Saturday, May 17, 2008

The Va-Jay-Jay Monologues (for F & AK)

Frida Kahlo in drag.

I finally made it to Courbet at the Met last night. 
I was fascinated by the parallels between the marketing of this show and the point of view about Frida Kahlo at the Philadelphia museum: biography, spectacle and scandal. 
The first room was all about biography and self-portraiture.
The artist is pathologized as a mad man and his life is defined in terms of "scandal." Of course the titles of some of the pictures themselves (including the branding image, above) promote this view of the romantic artist bucking tradition and shocking the Establishment, a pose emulated by artists since, notably by Dali. This is seen as a heroic, modernist, original gesture when enacted by a male artist. However, in the case of Kahlo, it leads many critics to view her as neurotic, narcissistic and pathological, a trivial and popularized superstar marginal to the grand narrative of modernism. 

A fantastic sight-line becomes visible that leads the eye to this painting -above- of two women in bed "Sleep." After years of looking at it in slides or books, the details finally came into focus. Of course the phallic surrogates on the night table - the two glass jars - and the lovely vagina stand-in - the glass, inscribe heterosexual sex into the frame. But I had never noticed the labial folds of the rumpled sheets, particularly the fabulously informe reddish-pink section that is revealed immediately below the dark-haired woman's hand. 

Surely others have made the comparison between Kahlo's two nudes and Courbet's iconic "lesbian" picture. Conversant with Freud, Kahlo cleverly parodied his view of homosexuality as pathological narcissism, punning on the view of women as self-involved by rendering what some view as a double self-portrait. 

And others have commented on the racial politics in play - these are also of course part of the tradition of images of lesbians, racialized as one dark, one light - brunette and blonde, butch and femme, sinister and pliant....and all those cliches. Which come down to us today in A Shot of Love With Tila Tequila, a reality TV show in which a "bisexual" bi-racial predatory femme tries to find "true love" among a group of men and women. (Even I cannot bring myself to watch this show.)
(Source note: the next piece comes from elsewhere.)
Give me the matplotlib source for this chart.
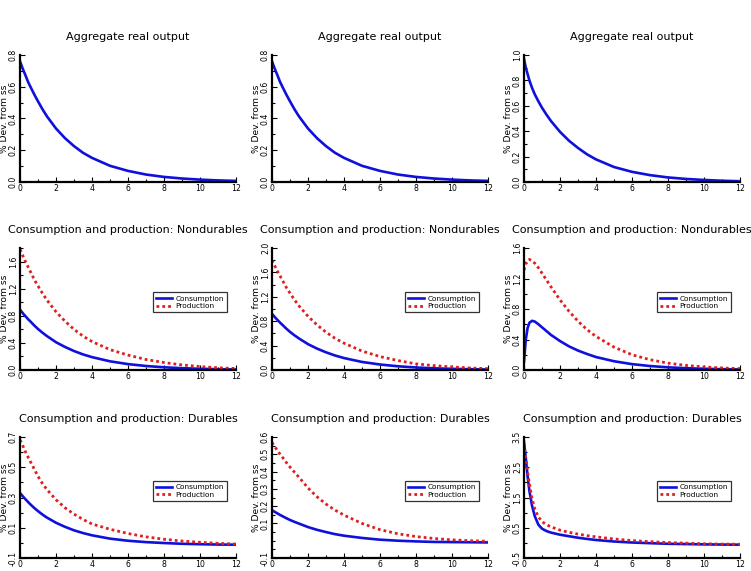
import numpy as np
import matplotlib
matplotlib.use("Agg")
import matplotlib.pyplot as plt
from matplotlib.ticker import MultipleLocator, FixedLocator

# ----------------------- data -----------------------
t = [0, 0.1, 0.2, 0.3, 0.45, 0.6, 0.8, 1.0, 1.25, 1.5, 2, 2.5, 3, 3.5, 4,
     5, 6, 7, 8, 9, 10, 11, 12]

# row 1: aggregate real output
agg_1 = [0.760, 0.729, 0.700, 0.673, 0.630, 0.595, 0.550, 0.508, 0.458, 0.413,
         0.337, 0.276, 0.226, 0.184, 0.152, 0.102, 0.070, 0.047, 0.032, 0.022,
         0.015, 0.010, 0.007]
agg_2 = [0.760, 0.729, 0.700, 0.673, 0.630, 0.595, 0.550, 0.508, 0.458, 0.413,
         0.337, 0.276, 0.226, 0.184, 0.152, 0.102, 0.070, 0.047, 0.032, 0.022,
         0.015, 0.010, 0.007]
agg_3 = [0.970, 0.900, 0.850, 0.800, 0.740, 0.690, 0.635, 0.585, 0.530, 0.480,
         0.395, 0.325, 0.268, 0.218, 0.178, 0.118, 0.080, 0.054, 0.036, 0.024,
         0.016, 0.010, 0.006]

# row 2: nondurables
nd_cons_1 = [0.890, 0.857, 0.824, 0.795, 0.750, 0.710, 0.655, 0.605, 0.550, 0.500,
             0.410, 0.340, 0.280, 0.230, 0.190, 0.128, 0.087, 0.059, 0.040, 0.027,
             0.018, 0.012, 0.008]
nd_prod_1 = [1.780, 1.720, 1.660, 1.600, 1.520, 1.440, 1.330, 1.240, 1.130, 1.030,
             0.860, 0.720, 0.600, 0.500, 0.420, 0.300, 0.220, 0.155, 0.110, 0.075,
             0.050, 0.033, 0.022]
nd_cons_2 = [0.920, 0.886, 0.852, 0.822, 0.776, 0.734, 0.677, 0.625, 0.568, 0.517,
             0.424, 0.351, 0.290, 0.238, 0.196, 0.132, 0.090, 0.061, 0.041, 0.028,
             0.019, 0.013, 0.008]
nd_prod_2 = [1.800, 1.740, 1.680, 1.620, 1.540, 1.460, 1.350, 1.260, 1.150, 1.050,
             0.880, 0.740, 0.620, 0.520, 0.440, 0.310, 0.220, 0.155, 0.100, 0.072,
             0.050, 0.033, 0.022]
nd_cons_3 = [0.110, 0.400, 0.550, 0.620, 0.645, 0.635, 0.600, 0.560, 0.510, 0.460,
             0.380, 0.310, 0.255, 0.210, 0.170, 0.115, 0.077, 0.052, 0.035, 0.024,
             0.016, 0.011, 0.007]
nd_prod_3 = [1.310, 1.400, 1.440, 1.450, 1.430, 1.400, 1.340, 1.270, 1.180, 1.090,
             0.920, 0.770, 0.640, 0.530, 0.440, 0.300, 0.200, 0.135, 0.090, 0.060,
             0.040, 0.027, 0.018]

# row 3: durables
du_cons_1 = [0.330, 0.316, 0.302, 0.289, 0.270, 0.252, 0.230, 0.210, 0.187, 0.167,
             0.133, 0.106, 0.083, 0.065, 0.050, 0.028, 0.014, 0.005, -0.001, -0.006,
             -0.009, -0.011, -0.012]
du_prod_1 = [0.680, 0.659, 0.630, 0.602, 0.567, 0.532, 0.486, 0.440, 0.392, 0.352,
             0.285, 0.232, 0.190, 0.155, 0.125, 0.090, 0.062, 0.040, 0.024, 0.012,
             0.004, -0.003, -0.008]
du_cons_2 = [0.177, 0.170, 0.164, 0.158, 0.149, 0.141, 0.130, 0.120, 0.109, 0.099,
             0.079, 0.063, 0.050, 0.038, 0.029, 0.016, 0.006, 0.000, -0.004, -0.007,
             -0.008, -0.009, -0.010]
du_prod_2 = [0.568, 0.552, 0.537, 0.522, 0.500, 0.480, 0.452, 0.426, 0.396, 0.367,
             0.305, 0.254, 0.212, 0.177, 0.148, 0.100, 0.064, 0.040, 0.024, 0.013,
             0.005, 0.000, -0.003]
du_cons_3 = [3.340, 2.800, 2.200, 1.720, 1.220, 0.880, 0.600, 0.470, 0.390, 0.340,
             0.270, 0.220, 0.170, 0.130, 0.095, 0.045, 0.012, -0.010, -0.030, -0.040,
             -0.050, -0.055, -0.060]
du_prod_3 = [3.280, 2.800, 2.350, 1.950, 1.450, 1.120, 0.860, 0.700, 0.600, 0.530,
             0.420, 0.350, 0.290, 0.240, 0.200, 0.130, 0.076, 0.040, 0.010, -0.010,
             -0.030, -0.040, -0.045]

titles = ["Aggregate real output",
          "Consumption and production: Nondurables",
          "Consumption and production: Durables"]

# y range and major step for every panel
ylims = [[(0, 0.8), (0, 0.8), (0, 1.0)],
         [(0, 1.8), (0, 2.0), (0, 1.6)],
         [(-0.1, 0.7), (-0.1, 0.6), (-0.5, 3.5)]]
ymajor = [[0.2, 0.2, 0.2],
          [0.4, 0.4, 0.4],
          [0.2, 0.1, 1.0]]
yticks_durables = [[-0.1, 0.1, 0.3, 0.5, 0.7],
                   [-0.1, 0.1, 0.2, 0.3, 0.4, 0.5, 0.6],
                   [-0.5, 0.5, 1.5, 2.5, 3.5]]

BLUE = "#1010dc"
RED = "#e01e1e"

fig = plt.figure(figsize=(7.51, 5.71), dpi=100)

col_left = [20, 272, 524]
col_w = 216
row_top = [55, 248, 437]
row_bot = [182, 370, 558]
W, H = 751, 571

series = [[(agg_1, None), (agg_2, None), (agg_3, None)],
          [(nd_cons_1, nd_prod_1), (nd_cons_2, nd_prod_2), (nd_cons_3, nd_prod_3)],
          [(du_cons_1, du_prod_1), (du_cons_2, du_prod_2), (du_cons_3, du_prod_3)]]

for r in range(3):
    for c in range(3):
        ax = fig.add_axes([col_left[c] / W, 1 - row_bot[r] / H,
                           col_w / W, (row_bot[r] - row_top[r]) / H])
        cons, prod = series[r][c]
        ax.plot(t, cons, color=BLUE, lw=1.9, label="Consumption")
        if prod is not None:
            ax.plot(t, prod, color=RED, lw=2.0, linestyle=(0, (1, 1.1)),
                    label="Production")
            leg = ax.legend(loc="center left", bbox_to_anchor=(0.615, 0.555),
                            fontsize=5.3, frameon=True, fancybox=False,
                            handlelength=2.2, handletextpad=0.5,
                            borderpad=0.4, labelspacing=0.2,
                            borderaxespad=0)
            leg.get_frame().set_edgecolor("black")
            leg.get_frame().set_linewidth(0.9)

        ax.set_xlim(0, 12)
        ax.set_ylim(*ylims[r][c])
        ax.xaxis.set_major_locator(MultipleLocator(2))
        ax.xaxis.set_minor_locator(MultipleLocator(1))
        step = ymajor[r][c]
        if r < 2:
            ax.yaxis.set_major_locator(MultipleLocator(step))
        else:
            ax.yaxis.set_major_locator(FixedLocator(yticks_durables[c]))
        ax.yaxis.set_minor_locator(MultipleLocator(step / 2))
        ax.yaxis.set_major_formatter(plt.FormatStrFormatter("%.1f"))

        for side in ("top", "right"):
            ax.spines[side].set_visible(False)
        for side in ("left", "bottom"):
            ax.spines[side].set_linewidth(1.6)
        ax.tick_params(which="both", direction="in", labelsize=5.6, pad=1.5,
                       width=0.8)
        ax.tick_params(which="major", length=3.5)
        ax.tick_params(which="minor", length=2)
        for lab in ax.get_yticklabels():
            lab.set_rotation(90)
            lab.set_va("center")
        ax.set_ylabel("% Dev. from ss", fontsize=6.6)
        ax.yaxis.set_label_coords(-0.053, 0.5)
        ax.set_title(titles[r], fontsize=8, pad=11)

fig.savefig("out.png", dpi=100)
A fabulous room dominated by the sleepers is chock-a-block with precursors to pin-up girls, and centerfolds. Here, Courbet's loving attention to pert nipples and dimpled buttocks does not always apply to the women's faces -- these are not important, anyway. 

A large wall splits the room in two, behind is the picture that pops up if you type in Courbet into Google images, the most searched, the most iconic, the most unseen. Prudishly, the curators deem the vagina to end all vaginas as "indecent" while a festival of phalluses populates the Greek and Roman galleries, among other locations. Here, the veiling indicated by the sheets and the shadows in the slits between the sleepers' scissored legs goes up to the torso to give us the money shot. Almost like a murder victim shrouded and splayed. The fact that this was owned by Lacan is so over-determined that it is hilarious. We had never seen the fabulous Masson picture painted to conceal the "lack." That alone was worth visiting the show. 

I was told that one of the review of the exhibition WACK! was headlined "The Vagina Monologues" but I think the Courbet reviewers might have also used the same title.

1 comment:

AK said...

Oh gawd-I love you and I am honored by the dedication! I love the parelles of the show and I was happy to see my own body represented in the Masson picture--it's just a fabulous perspective!